Looking up from sweeping, there on the wall, was the most impressive drawing of the human figure I have ever seen. Working for Welna Gallery as a gopher I got to see some amazing art by living artists. It was important to me to study living artists, to be able to ask questions of them was such a great help. Looking up at this drawing more answers were coming to me than questions. Most drawings of the human figure are full of highlights, little dots of pure white. This drawing, by Richard Schmid, had not one highlight, making the figure look so real. Richard had captured the look of skin with conte' alone. The other thing that struck me was how he rendered the penis. For me, and many artists, how one deals with the genitals is a major problem, genitals are right there in the center of the body, limiting the poses most artists feel comfortable with. Some artists never return to the nude once out of art school.
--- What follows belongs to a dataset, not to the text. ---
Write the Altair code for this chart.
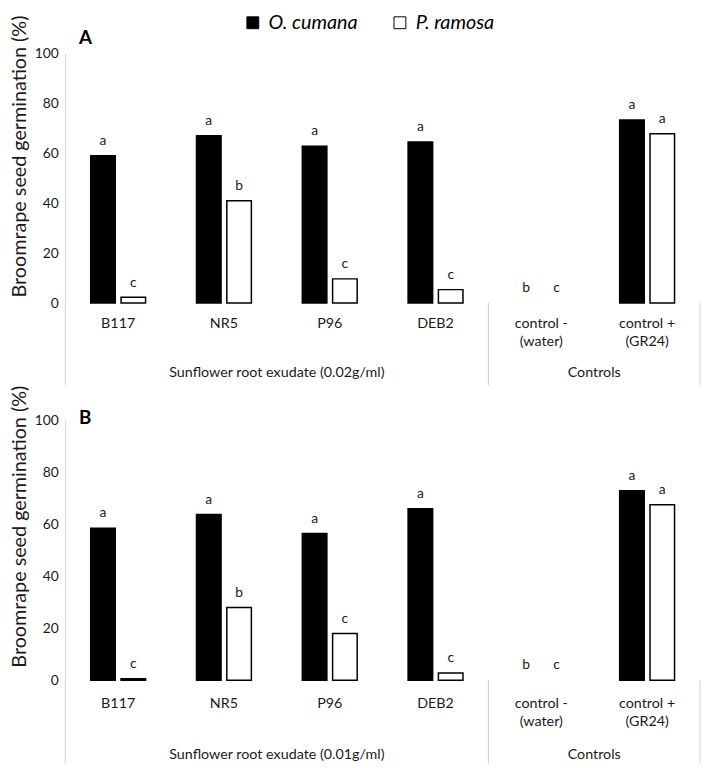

Studying Richard's drawing that afternoon I learned more about drawing and art than I did in a year at school; not that they hadn't taught us the things I was understanding studying Richard's drawing. Looking at that piece so many things about drawing became clear. Lost and found edges, where darks are important and where to use lines and/or smudges. That night at home I went through my collection of Saturday Evening Post covers and found some of the same little nuances in Norman Rockwell paintings. It was very clear. Rockwell's knowledge of the human figure and how to capture it gave him great story telling ability with his art.
I carry all I learn from drawing and painting the human figure with me when I am out painting. Some of the best plein air workshops are actually taught in life drawing classes. What one learns in one workshop can be applied to other forms of art.